No te voy a escribir lo obvio, te quiero mucho para eso y lo sabes. Lo que más me sorprende de este post es saber que cada día tenemos más cosas en común: No me gusta el ballet, ni el Jazz y tampoco sé llorar tan fácil. Si te sirve de consuelo, de ayuda o de lo que sea. Te quiero mucho Rauli. Besoooooossssss me voy de nuevo
fue un final feliz, after all. La mayoria de las locas comunes, irredentas, megalomanas y mitomaniacas como tu, pasamos las crisis sin amigas de vestidos color oro y soft blue jazz... Con tanto sexo, tantos hombres, tanta buena suerte para encontrar a la gente correcta en los momentos en que las necesitas, sometimes I wonder, de que coño te quejas?

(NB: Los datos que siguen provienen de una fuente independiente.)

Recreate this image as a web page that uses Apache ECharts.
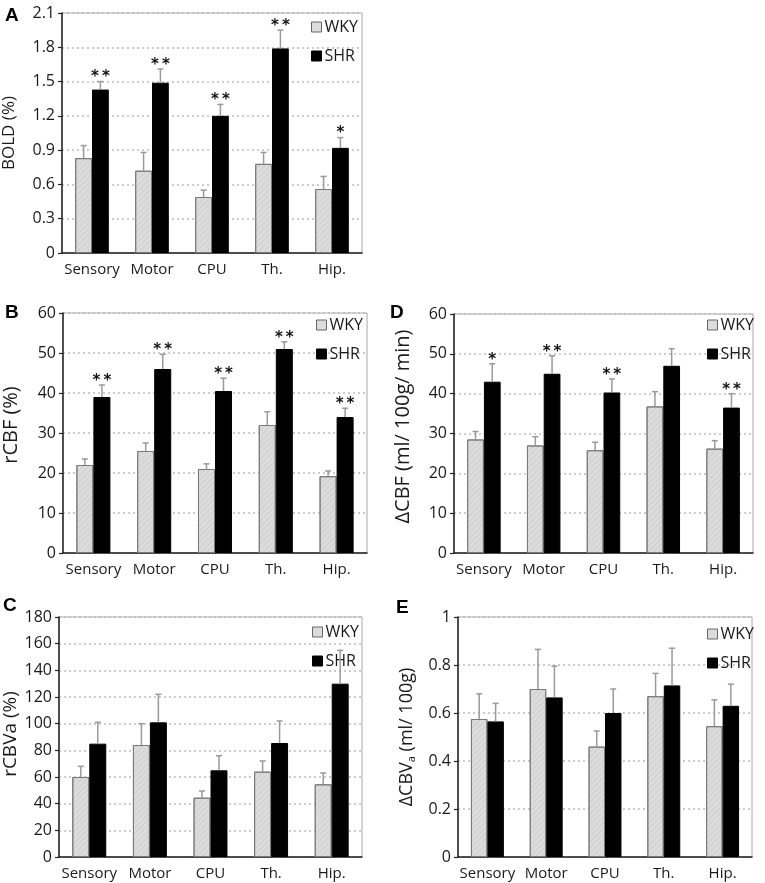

Me encantó el comentário anterior... =)
"la verdadera soledad, en la que sabes que lamentablemente no hay nadie como tú y nunca nadie podrá satisfacerte espiritualmente como tú necesitas"
De lo que yo pienso hoy en dia y lo pensé antes también... en definitiva mi querido Raul, nosotros venimos de planetas diferentes.
Volvi... de cuanto me he perdido!!!
Yo aprendo mucho de mis momentos malos y mis crisis tambien, a veces es necesario un poqui to de dolor para saber que se esta vivo. Al mal toempo... cojones y cabeza.
PS: no encuentro mis tildes jeje. Perdon.